Jennifer Simonson | MPR News

Republicans and Democrats at the State Capitol appear to be headed for a crash on transportation funding.  

Gov. Mark Dayton and Senate Democrats say Minnesota needs to raise taxes to pay for $10 billion worth of road, bridge and transit projects over the next 10 years.

  House Republicans have been working on a plan that doesn't raise taxes but would dedicate the revenue from several existing taxes to fix road and bridges. But state Rep. Tim Kelly, chair of the House Transportation Committee, isn't ready to say how much it will cost.

Rep. Tim Kelly
Rep. Tim Kelly, R-Red Wing, Sept. 26, 2012 in Red Wing.
Alex Kolyer | For MPR News 2012

  Kelly, R-Red Wing, said his plan would use some money from the state's $1.9 billion budget surplus. He also wants to borrow some money, and dedicate a portion of existing tax revenue to transportation.

  Those taxes may include the sales tax on auto parts as well as taxes on leased vehicles and rental cars, which together raise about $200 million a year.
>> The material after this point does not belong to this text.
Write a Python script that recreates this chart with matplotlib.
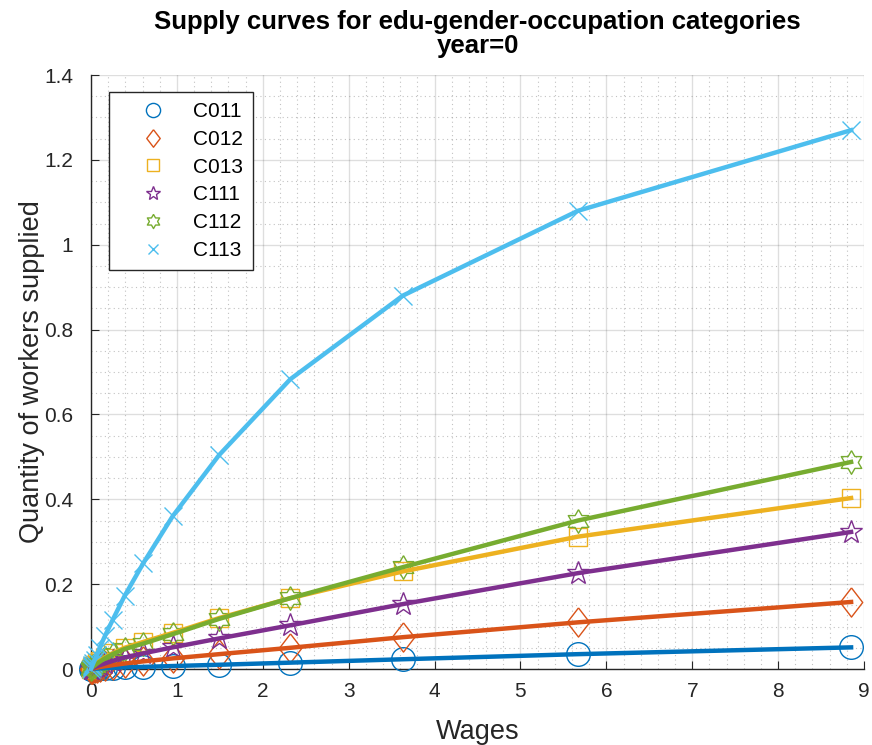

  Even though his plan spends much less than Dayton and Senate Democrats, Kelly said the Republican proposal is more popular, according to recent poll from KSTP-TV and Survey USA.

  "The biggest difference, of course, is where the revenue is coming from," Kelly said. "As we lay out our plan, the state of Minnesota is going to help us out because we had a 75 percent approval on just our basic plan. When we see this, it's going to go 85 percent."

  Democrats say Kelly's plan doesn't go far enough.

Sen. Bakk
Senate Majority Leader Tom Bakk, DFL-Cook, Feb. 26, 2015.
Jeffrey Thompson | MPR News

  Senate Majority Leader Tom Bakk said he doesn't support dedicating tax revenue to transportation that now goes to the general fund. Bakk said using general fund revenue for transportation projects is a bad idea because lawmakers will always put a higher priority on education and health care than on roads and bridges.

  "Those investments will always get delayed," said Bakk, DFL-Cook. "So the challenge of trying to craft a transportation bill that relies on general fund spending is we can cobble a budget together for this two-year budget cycle, but after the 2016 election, a new Legislature is going to come in here and they're going to have their own priorities."

  Senate Democrats favor a gas tax hike of at least 16 cents a gallon and a Twin Cities-wide sales tax increase for transit.

  Although Dayton has not immediately dismissed the Republican plan, the governor said he wants it to spend enough to improve transportation.  

But during a Monday stop in Moorhead, Dayton didn't sound optimistic about the upcoming debate with House Republicans.

  "For people who believe that no taxes is the pinnacle of public policy achievement, there's not much room for negotiation," Dayton said.

  Without an agreement, the two parties are certain to battle over transportation in the 2016 campaign.

  One House Democrat is proposing a compromise that relies on Kelly's proposal to dedicate some existing taxes and a gas tax and sales tax hike that doesn't raise as much as Dayton's plan.

  State Rep. Ron Erhardt, DFL-Edina, said a transportation solution won't happen if the two parties don't cooperate. But Erhardt said he won't support any plan that only nibbles at the problem.

  "I would think that if we don't do enough, then we ought to bypass doing anything," Erhardt said. "Because if you dribble a little money out there and it satisfies things for a year or two, it's not going to help what we really have to do."